The United Kingdom's biometric ID card plan will cost the government approximately $922 million a year by 2008, causing the price of new passports in the country to more than double.
Home Secretary David Blunkett revealed the cost for the controversial plan at a Home Affairs select committee hearing Tuesday.
The proposed cost of the standalone biometric ID card will actually drop to 15 pounds ($28), but the cost of the separate passport will increase to 70 pounds ($129) from its current fee of 42 pounds ($77).
Starting in 2007, all U.K. citizens applying for a new or renewed passport will pay a higher total fee of 85 pounds and receive a separate compulsory ID card, containing either iris, facial or fingerprint biometric data, in addition to their passport.

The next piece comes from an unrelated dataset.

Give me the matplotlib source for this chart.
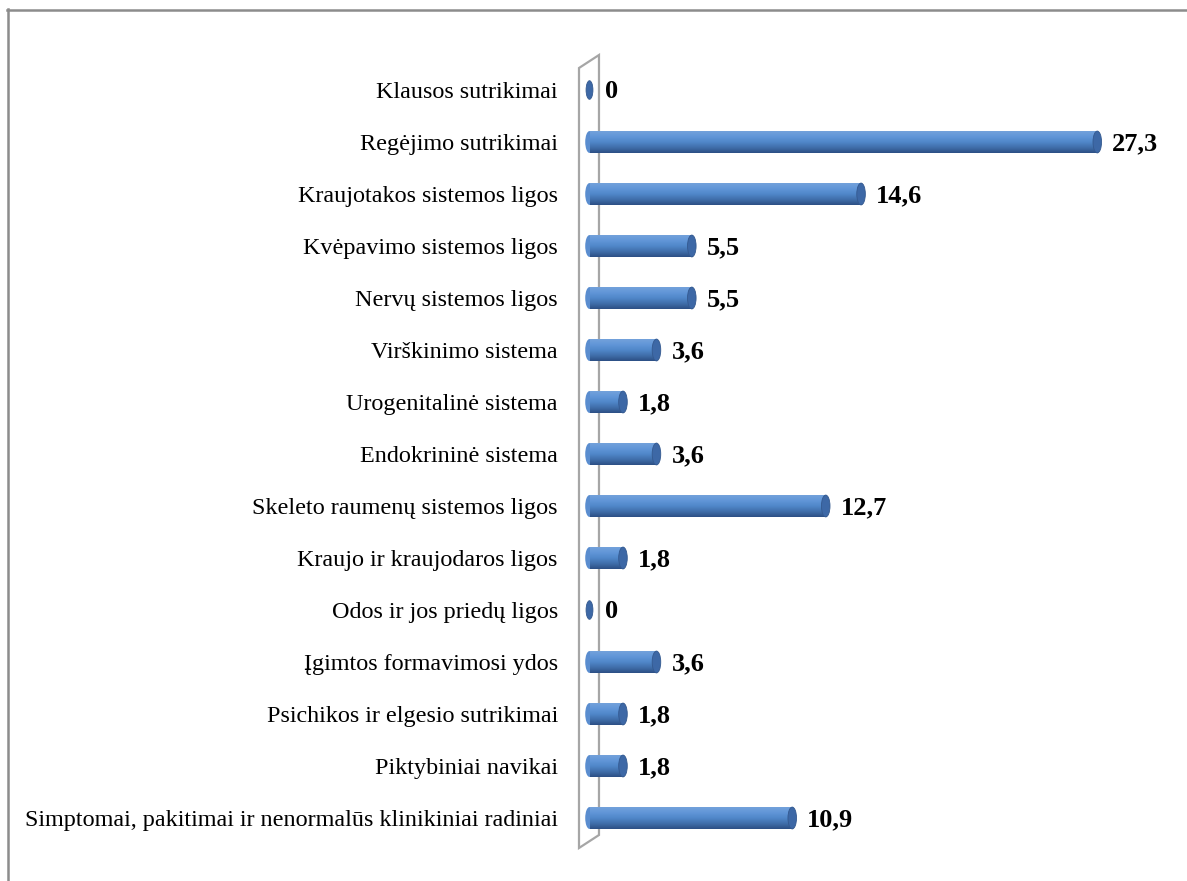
import matplotlib.pyplot as plt
from matplotlib.patches import Ellipse, Polygon
from matplotlib.lines import Line2D
from matplotlib.colors import LinearSegmentedColormap
import numpy as np

Categories = [
    "Klausos sutrikimai",
    "Regėjimo sutrikimai",
    "Kraujotakos sistemos ligos",
    "Kvėpavimo sistemos ligos",
    "Nervų sistemos ligos",
    "Virškinimo sistema",
    "Urogenitalinė sistema",
    "Endokrininė sistema",
    "Skeleto raumenų sistemos ligos",
    "Kraujo ir kraujodaros ligos",
    "Odos ir jos priedų ligos",
    "Įgimtos formavimosi ydos",
    "Psichikos ir elgesio sutrikimai",
    "Piktybiniai navikai",
    "Simptomai, pakitimai ir nenormalūs klinikiniai radiniai",
]
Values = [0, 27.3, 14.6, 5.5, 5.5, 3.6, 1.8, 3.6, 12.7, 1.8, 0, 3.6, 1.8, 1.8, 10.9]
ValueLabels = ["0", "27,3", "14,6", "5,5", "5,5", "3,6", "1,8", "3,6", "12,7", "1,8", "0", "3,6", "1,8", "1,8", "10,9"]

Serif = ["Liberation Serif", "DejaVu Serif"]
BarHeight = 0.42
CapWidth = 0.46

fig = plt.figure(figsize=(11.87, 8.81), dpi=100)
ax = fig.add_axes([578 / 1187, 37 / 881, 602 / 1187, 780 / 881])

Cylinder = LinearSegmentedColormap.from_list(
    "cyl", ["#73A1DB", "#6196D8", "#5087C9", "#406EAA", "#2C4F84"])

Positions = np.arange(len(Values))
Bars = ax.barh(Positions, Values, height=BarHeight, color="none", edgecolor="none", zorder=3)

# 3D wall behind the bars
xl, xr = -0.565, 0.51
Wall = Polygon([(xl, -0.423), (xr, -0.673), (xr, 14.327), (xl, 14.577)],
               closed=True, facecolor="white", edgecolor="#A6A6A6", lw=1.6,
               clip_on=False, zorder=1)
ax.add_patch(Wall)

Gradient = np.linspace(0, 1, 200).reshape(-1, 1)
for Bar, Value, Pos in zip(Bars, Values, Positions):
    if Value > 0:
        # rounded left end
        ax.add_patch(Ellipse((0, Pos), CapWidth, BarHeight, facecolor="#5A8DCF",
                             edgecolor="none", zorder=2.5))
        Img = ax.imshow(Gradient, extent=(0, Value, Pos + BarHeight / 2, Pos - BarHeight / 2),
                        aspect="auto", cmap=Cylinder, zorder=3, interpolation="bilinear")
        Img.set_clip_path(Bar)
        ax.add_patch(Ellipse((Value, Pos), CapWidth, BarHeight, facecolor="#3D68A6",
                             edgecolor="#34598F", lw=0.6, zorder=4))
    else:
        ax.add_patch(Ellipse((Value, Pos), CapWidth * 0.8, BarHeight * 0.85, facecolor="#3D68A6",
                             edgecolor="#34598F", lw=0.6, zorder=4))

for Value, Pos, Label in zip(Values, Positions, ValueLabels):
    ax.annotate(Label, (Value, Pos), xytext=(15, -2), textcoords="offset pixels",
                ha="left", va="center", fontsize=19, fontweight="bold",
                family=Serif, color="black")

ax.set_xlim(-11.5 / 18.6, (1180 - 589.5) / 18.6)
ax.set_ylim(14.5, -0.5)
ax.set_yticks(Positions, Categories, family=Serif, fontsize=17.4)
ax.set_xticks([])
ax.tick_params(axis="y", length=0, pad=14.5)
for Spine in ax.spines.values():
    Spine.set_visible(False)

# outer frame (top and left only)
fig.add_artist(Line2D([7 / 1187, 1], [1 - 9.5 / 881, 1 - 9.5 / 881], color="#8C8C8C", lw=1.8))
fig.add_artist(Line2D([7.5 / 1187, 7.5 / 1187], [0, 1 - 9 / 881], color="#8C8C8C", lw=1.8))

fig.savefig("out.png", dpi=100)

The total cost of rolling out the ID card plan, which includes a National Identity Register database of citizens' details, is predicted to be as much as 3 billion pounds ($5.5 billion), according to the Home Office.
Following Blunkett's response last week to criticisms of the plan by the Home Affairs select committee, the ID card bill is expected to be included in the Queen's speech later this month.
Separately, in the United States, consultant BearingPoint has been chosen to work on a new electronic U.S. passport.
The new passport will contain an embedded chip containing existing data on U.S. passports as well as a digital facial image and "biographic" data.
The project, which is being run by the Government Printing Office, will make U.S. passports compliant with International Civil Aviation Organization standards for biometric machine-readable travel entry documents.